Jeffrey LewisIAEA to Visit Arak

The IAEA announces, and ISNA confirms, that IAEA inspectors will be able to visit the 40 MW Heavy Water Reactor near Arak.

I am deeply suspicious of this reactor—which looks a lot like the reactors that were used in India, Israel Pakistan and Taiwan’s bomb programs. Getting the IAEA in, along with appropriate monitoring arrangements, is a priority.

No one in the open source community has been keeping a closer eye on construction at Arak than David Albright and Paul Brannan.

Comments

  1. hass

    This reactor, going full-bore, can at best produce enough fissile material for 1 or 1.5 nuclear weapons per year. Not exactly a “bomb factory” now, is it?

  2. Locked (History)

    The last link is not correct. It should behttp://www.isis-online.org/publications/iran/ArakConstruction20March2007.pdf

  3. Jeffrey Lewis (History)

    Hass:

    30-50 MW was big enough for the nuclear weapons programs of India, Israel, Pakistan and North Korea.

  4. hass

    Neither of which are/were monitored by the IAEA…

  5. MEC (History)

    There is a difference between given access and given access, is there not?
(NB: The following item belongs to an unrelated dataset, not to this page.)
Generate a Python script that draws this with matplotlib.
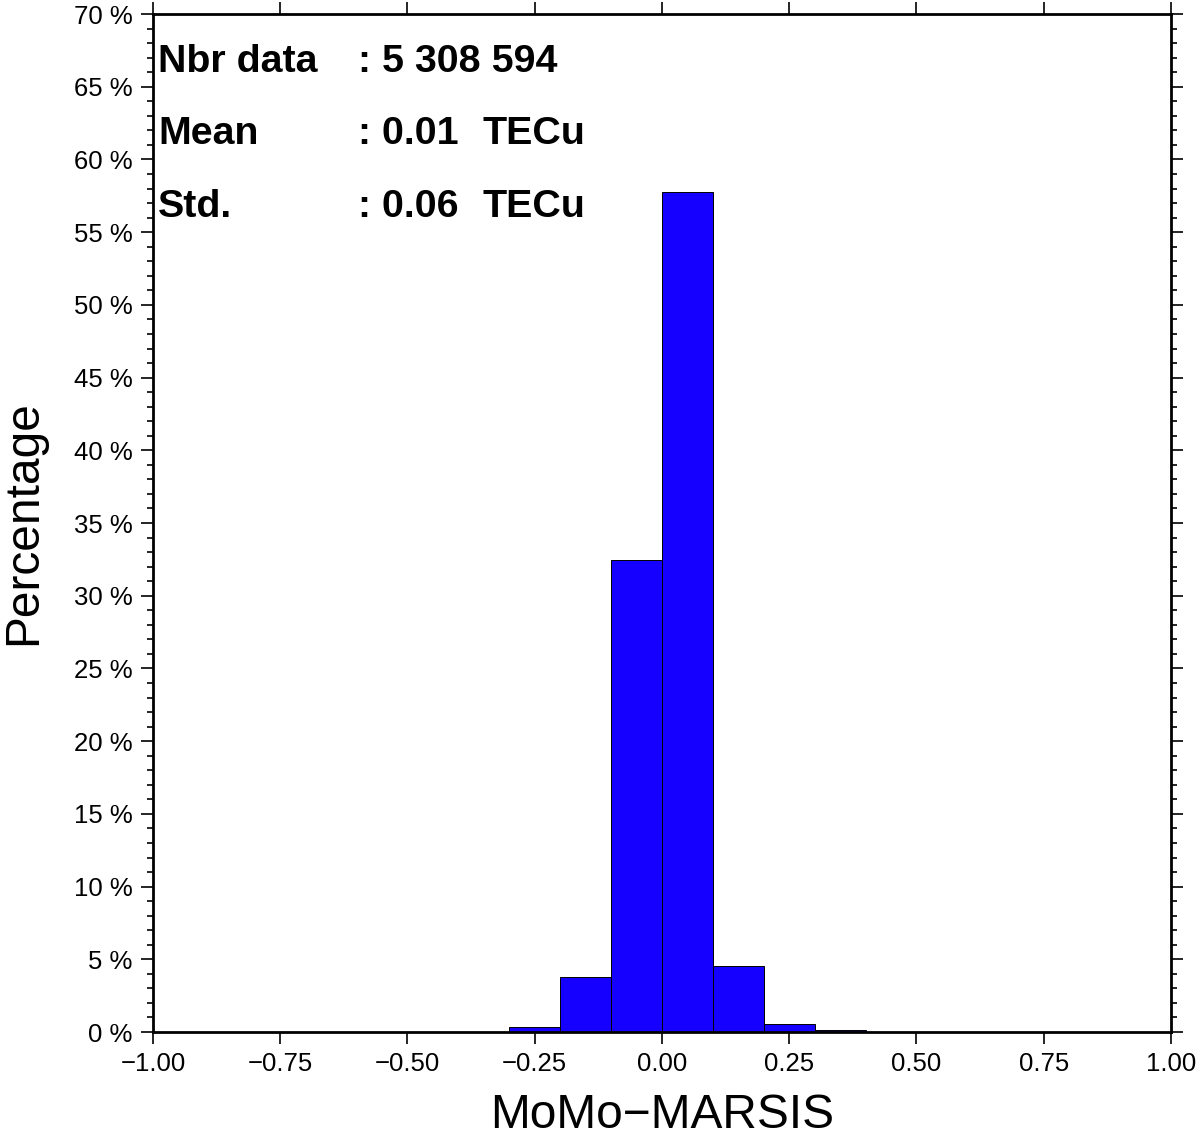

What are the chances that they are given full and unfettered “access”?

  6. Allen Thomson

    To return to a previous question:

    Is there any indication of tritium removal/recovery technology being used at Arak? Bombs are frequently yummier if spiced up with a soupçon of DT.

  7. Muskrat (History)

    What’s with the green belt around the plant and in the distance? Does somebody’s cousin have a landscaping business? Is it like a canary in a coal mine: dead vegetation = slow reactor leak? Is it to keep prying roadbound eyes away from the plant? Or do nuclear proliferators work better when they have soothing greenery to look at outside the window? Did AQ Khan bring a fondness for horticulture back from the Netherlands too?

  8. Jeffrey Lewis (History)

    Actually, Khan did — according to Bill Langeweische:

    Khan’s house by comparison seems modest now, all the more so because it is shuttered and abandoned. Even on sun-filled days there is a sadness to the scene; in the afternoons when the wind comes up, there is nonetheless a stillness. Khan’s garden, which slopes to the shore and was once his pride, is growing wild.

    You can see that KRL is actually quite lush.

  9. hass

    Suspicious landscaping! PROOF of a nuclear weapons AT LAST!

  10. Andy (History)

    Actually, I would bet the trees surrounding the complex serve primarily as windbreaks, but also may be productive orchards (judging by the uniformity of both species and spacing). If one were to “google earth” around the city of Arak and its environs, one would see many similar orchards in similar configurations.

  11. Pedro

    Given that heavy-water reactors use natural uranium, which is easy for the Iranians to produce themselves, it’s just a good idea to build a heavy-water based research reactor.

    In its current state the Natanz facility is just large enough to produce the needed LEU for the Busher 1000 MW LW reactor.

    Therefore it’s just safe to have a research reactor which uses fuel from another source than the, at that time still experimental centrifuge enriched uranium program.

    The technologies which might have been available to Iran on the market were most likely designs like those from Pakistan and India.

    The option of a light-water research reactor provided by the Europeans, would mean that the fuel would also come from aboard (there would be no Iranian enrichment program if the European package was taken by Iran).

  12. Andreas Persbo

    Actually, the Pakistanis often use lush vegetation to cover their buildings from aerial or space surveillance. It’s an old trick. You can either burn something to create an artificial cloud cover, or you can plant trees and stuff. To illustrate, check out the location of Pakistan’s main ordinance factory at (33°47’1.04”N 72°44’34.18”E): the concentration of green stuff in the middle of the compound is extraordinary.

  13. miles (History)

    Actually, North Korea managed a bomb program with only a five megawatt reactor… And the fear was that they would go to a 50 MW reactor…

    [Ed. note: the Yongbyon reactor is 5 MW(electric) but — for an apples to apples comparison with Arak — 20-30 MW(thermal). And, of course, it is graphite moderated.]

  14. Binh (History)

    Does anyone else think that this won’t slow down the Cheney administration’s push for war with Iran one bit given that they haven’t suspended uranium enrichment?